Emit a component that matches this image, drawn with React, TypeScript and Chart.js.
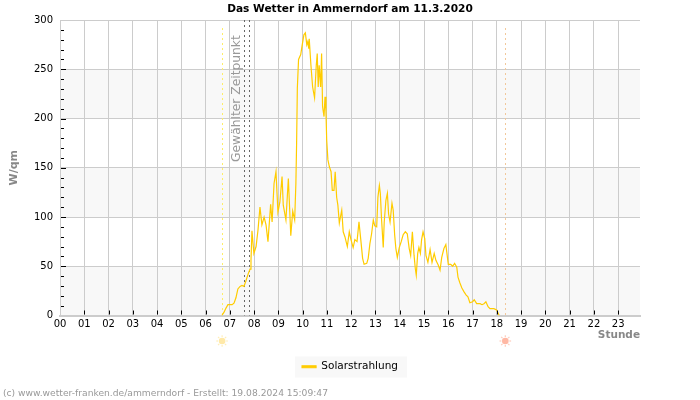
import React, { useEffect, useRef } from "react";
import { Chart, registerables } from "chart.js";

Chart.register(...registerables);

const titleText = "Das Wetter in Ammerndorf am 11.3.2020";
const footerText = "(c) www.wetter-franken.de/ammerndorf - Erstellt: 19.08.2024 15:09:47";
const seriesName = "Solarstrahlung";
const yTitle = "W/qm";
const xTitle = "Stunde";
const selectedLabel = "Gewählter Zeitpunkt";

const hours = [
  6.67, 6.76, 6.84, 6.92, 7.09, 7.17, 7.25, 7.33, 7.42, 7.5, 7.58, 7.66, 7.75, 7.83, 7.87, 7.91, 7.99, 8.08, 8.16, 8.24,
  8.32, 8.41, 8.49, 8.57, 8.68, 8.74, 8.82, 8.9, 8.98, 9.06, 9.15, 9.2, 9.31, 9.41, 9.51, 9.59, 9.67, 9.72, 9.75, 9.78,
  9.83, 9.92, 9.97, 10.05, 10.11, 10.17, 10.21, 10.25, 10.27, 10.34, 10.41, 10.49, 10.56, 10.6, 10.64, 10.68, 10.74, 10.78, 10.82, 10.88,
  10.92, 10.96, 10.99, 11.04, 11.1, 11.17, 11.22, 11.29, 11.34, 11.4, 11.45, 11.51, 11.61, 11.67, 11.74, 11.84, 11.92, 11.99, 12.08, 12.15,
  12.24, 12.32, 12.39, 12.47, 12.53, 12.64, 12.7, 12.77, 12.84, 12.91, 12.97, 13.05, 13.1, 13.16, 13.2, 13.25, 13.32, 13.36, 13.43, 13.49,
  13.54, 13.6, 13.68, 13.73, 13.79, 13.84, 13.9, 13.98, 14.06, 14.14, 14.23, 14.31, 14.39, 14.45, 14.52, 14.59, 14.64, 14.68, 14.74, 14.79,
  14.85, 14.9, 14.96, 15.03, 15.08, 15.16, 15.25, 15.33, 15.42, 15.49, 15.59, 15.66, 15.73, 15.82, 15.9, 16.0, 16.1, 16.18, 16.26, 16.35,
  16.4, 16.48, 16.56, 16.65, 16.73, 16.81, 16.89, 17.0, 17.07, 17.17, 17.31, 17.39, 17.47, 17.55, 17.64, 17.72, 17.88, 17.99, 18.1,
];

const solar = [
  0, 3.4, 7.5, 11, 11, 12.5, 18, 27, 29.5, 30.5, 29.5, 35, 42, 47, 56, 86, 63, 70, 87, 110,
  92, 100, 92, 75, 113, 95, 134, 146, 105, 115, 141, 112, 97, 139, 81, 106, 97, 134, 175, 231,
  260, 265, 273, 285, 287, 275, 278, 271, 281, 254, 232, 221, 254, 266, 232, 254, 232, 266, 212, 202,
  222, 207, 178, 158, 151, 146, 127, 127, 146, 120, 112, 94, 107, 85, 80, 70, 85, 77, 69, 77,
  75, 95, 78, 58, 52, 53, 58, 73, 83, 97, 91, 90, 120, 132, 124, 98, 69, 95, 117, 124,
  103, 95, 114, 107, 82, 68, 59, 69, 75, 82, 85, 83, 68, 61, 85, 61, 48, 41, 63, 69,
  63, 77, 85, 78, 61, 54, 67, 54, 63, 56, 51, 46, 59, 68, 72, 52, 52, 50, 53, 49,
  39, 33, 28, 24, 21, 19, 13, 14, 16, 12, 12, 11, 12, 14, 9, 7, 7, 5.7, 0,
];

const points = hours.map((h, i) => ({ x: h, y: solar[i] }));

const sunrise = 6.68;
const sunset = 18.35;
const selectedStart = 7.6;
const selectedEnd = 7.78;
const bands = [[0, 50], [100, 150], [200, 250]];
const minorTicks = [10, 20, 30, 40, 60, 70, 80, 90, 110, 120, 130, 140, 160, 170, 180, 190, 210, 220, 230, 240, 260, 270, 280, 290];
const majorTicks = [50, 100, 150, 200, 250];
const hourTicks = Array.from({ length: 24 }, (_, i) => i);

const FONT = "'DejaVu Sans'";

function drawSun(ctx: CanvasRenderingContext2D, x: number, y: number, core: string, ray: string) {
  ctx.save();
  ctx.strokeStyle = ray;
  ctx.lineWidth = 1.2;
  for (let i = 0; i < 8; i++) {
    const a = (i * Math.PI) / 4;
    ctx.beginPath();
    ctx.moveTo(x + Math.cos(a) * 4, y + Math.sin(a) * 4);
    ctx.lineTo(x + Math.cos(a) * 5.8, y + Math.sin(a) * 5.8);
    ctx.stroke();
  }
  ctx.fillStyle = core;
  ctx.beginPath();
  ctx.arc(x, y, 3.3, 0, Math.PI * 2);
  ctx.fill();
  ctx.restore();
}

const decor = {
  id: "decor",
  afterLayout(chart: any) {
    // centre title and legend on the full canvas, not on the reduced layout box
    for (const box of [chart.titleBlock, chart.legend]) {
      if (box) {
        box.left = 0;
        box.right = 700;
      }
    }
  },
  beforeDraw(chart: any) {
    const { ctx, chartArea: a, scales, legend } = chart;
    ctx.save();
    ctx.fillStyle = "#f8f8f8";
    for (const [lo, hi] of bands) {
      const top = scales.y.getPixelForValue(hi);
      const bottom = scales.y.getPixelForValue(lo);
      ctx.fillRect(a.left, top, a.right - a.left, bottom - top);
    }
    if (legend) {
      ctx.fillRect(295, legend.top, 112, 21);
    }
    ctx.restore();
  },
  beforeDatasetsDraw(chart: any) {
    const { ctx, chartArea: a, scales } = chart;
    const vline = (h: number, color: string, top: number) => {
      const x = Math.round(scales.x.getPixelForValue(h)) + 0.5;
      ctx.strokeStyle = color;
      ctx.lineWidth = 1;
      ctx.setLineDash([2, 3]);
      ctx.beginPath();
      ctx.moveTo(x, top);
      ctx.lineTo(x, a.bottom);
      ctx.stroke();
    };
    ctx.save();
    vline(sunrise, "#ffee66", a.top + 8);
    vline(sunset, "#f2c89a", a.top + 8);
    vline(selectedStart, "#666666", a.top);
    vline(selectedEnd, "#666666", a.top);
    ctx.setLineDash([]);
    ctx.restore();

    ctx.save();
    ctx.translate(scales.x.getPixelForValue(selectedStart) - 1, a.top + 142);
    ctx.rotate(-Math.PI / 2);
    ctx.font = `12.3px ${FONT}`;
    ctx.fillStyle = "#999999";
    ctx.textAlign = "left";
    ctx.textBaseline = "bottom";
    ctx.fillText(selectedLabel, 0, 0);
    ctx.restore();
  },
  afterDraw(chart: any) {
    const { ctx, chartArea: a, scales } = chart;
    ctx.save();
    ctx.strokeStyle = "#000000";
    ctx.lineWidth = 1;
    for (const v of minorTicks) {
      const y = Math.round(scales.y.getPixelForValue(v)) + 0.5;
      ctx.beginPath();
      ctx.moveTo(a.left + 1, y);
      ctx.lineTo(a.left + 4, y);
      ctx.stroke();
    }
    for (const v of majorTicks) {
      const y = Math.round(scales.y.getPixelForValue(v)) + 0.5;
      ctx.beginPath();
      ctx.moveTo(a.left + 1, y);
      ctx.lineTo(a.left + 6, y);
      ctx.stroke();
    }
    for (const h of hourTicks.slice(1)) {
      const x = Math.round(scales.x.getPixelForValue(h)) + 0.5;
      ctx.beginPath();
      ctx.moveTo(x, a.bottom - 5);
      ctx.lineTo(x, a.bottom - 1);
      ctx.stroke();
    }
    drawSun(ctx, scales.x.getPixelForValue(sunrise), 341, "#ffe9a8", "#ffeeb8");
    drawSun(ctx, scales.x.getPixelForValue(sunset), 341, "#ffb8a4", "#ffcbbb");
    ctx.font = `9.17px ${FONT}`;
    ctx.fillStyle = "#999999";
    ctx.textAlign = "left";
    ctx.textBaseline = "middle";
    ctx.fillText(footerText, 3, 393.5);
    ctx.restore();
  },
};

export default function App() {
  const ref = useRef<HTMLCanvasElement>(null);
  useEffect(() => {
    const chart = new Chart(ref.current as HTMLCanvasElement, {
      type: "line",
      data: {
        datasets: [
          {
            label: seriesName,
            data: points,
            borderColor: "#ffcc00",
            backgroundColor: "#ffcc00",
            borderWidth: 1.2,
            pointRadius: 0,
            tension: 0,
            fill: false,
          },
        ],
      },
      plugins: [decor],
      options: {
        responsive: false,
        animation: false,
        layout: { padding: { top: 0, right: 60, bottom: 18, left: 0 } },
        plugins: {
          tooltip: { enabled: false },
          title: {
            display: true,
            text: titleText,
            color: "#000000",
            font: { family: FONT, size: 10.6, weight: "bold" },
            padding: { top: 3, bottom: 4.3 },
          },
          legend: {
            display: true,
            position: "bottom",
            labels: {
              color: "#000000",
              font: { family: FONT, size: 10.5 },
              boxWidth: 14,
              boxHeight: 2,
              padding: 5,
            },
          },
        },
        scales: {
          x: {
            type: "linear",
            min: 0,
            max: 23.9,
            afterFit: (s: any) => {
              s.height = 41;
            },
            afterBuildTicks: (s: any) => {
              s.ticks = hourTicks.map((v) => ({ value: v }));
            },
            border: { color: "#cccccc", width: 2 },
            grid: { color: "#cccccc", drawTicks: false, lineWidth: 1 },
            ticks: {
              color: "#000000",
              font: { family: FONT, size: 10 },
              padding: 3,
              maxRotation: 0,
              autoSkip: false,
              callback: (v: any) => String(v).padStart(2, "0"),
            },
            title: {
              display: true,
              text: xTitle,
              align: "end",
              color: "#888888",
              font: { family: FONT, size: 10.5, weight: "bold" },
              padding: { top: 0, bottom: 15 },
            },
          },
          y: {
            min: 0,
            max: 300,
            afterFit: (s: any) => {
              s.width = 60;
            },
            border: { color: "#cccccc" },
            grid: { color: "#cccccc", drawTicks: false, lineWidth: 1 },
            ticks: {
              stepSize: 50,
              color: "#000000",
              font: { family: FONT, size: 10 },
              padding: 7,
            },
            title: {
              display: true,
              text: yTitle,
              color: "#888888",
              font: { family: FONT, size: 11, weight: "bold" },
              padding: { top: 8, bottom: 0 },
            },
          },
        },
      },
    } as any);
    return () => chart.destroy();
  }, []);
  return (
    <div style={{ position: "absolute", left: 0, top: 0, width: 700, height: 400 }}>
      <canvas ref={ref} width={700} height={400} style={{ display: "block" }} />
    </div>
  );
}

• Prompt
For the listing above, identify each line bearing "React".

• Reply
Emit a component that matches this image, drawn with React, TypeScript and Chart.js.
import React, { useEffect, useRef } from "react";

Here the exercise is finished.